Published in Proceedings of the 2001 ASEE Annual Conference & Exposition: Albuquerque, New Mexico, June 24, 2001. 7 pages. Copyright © 2001, American Society for Engineering Education. Publisher website: http://www.asee.org.
NOTE: At the time of publication, the author Trevor Harding was not yet affiliated with Cal Poly.
Over the past three decades, academic dishonesty (a.k.a. cheating) has become an increasingly common occurrence among college-aged students, and engineering students are known to be among the most frequent culprits. At most universities, cheating is dealt with after the fact. Few institutions go beyond drafting an academic integrity policy to prevent cheating before it happens. The same situation exists in the classroom. The majority of college professors report doing little or nothing to reduce the frequency of cheating in their classes, usually because of a lack of awareness of its occurrence. And when cheating is observed, faculty overwhelmingly choose to deal with the situation on their own, without resorting to the institution’s policy. Given this scenario, it is the author’s goal to develop useful approaches that help faculty prevent cheating before it occurs. In addition, the author feels that students do not inherently want to cheat.
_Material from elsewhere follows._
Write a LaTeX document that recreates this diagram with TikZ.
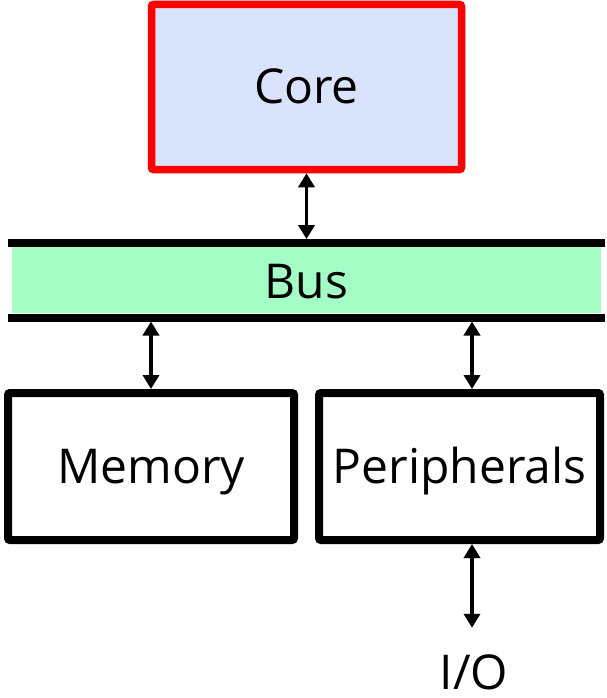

One can therefore assume that there is a set of practical techniques that can be used by faculty to reduce the pressure on students to cheat. This paper focuses on several of these techniques which were developed as a result of research on self-reported student cheating at a private mid-western university. One technique that is highly effective is the use of learning objectives for test construction. Students reported cheating less often on tests since they appeared to be written more fairly. Other techniques include discussing learning theories and engineering ethics in class, allowing students to use reference sheets for closed-book tests and having students work in cooperative learning groups on homework. Discussion will include how to apply these techniques and why they may reduce cheating.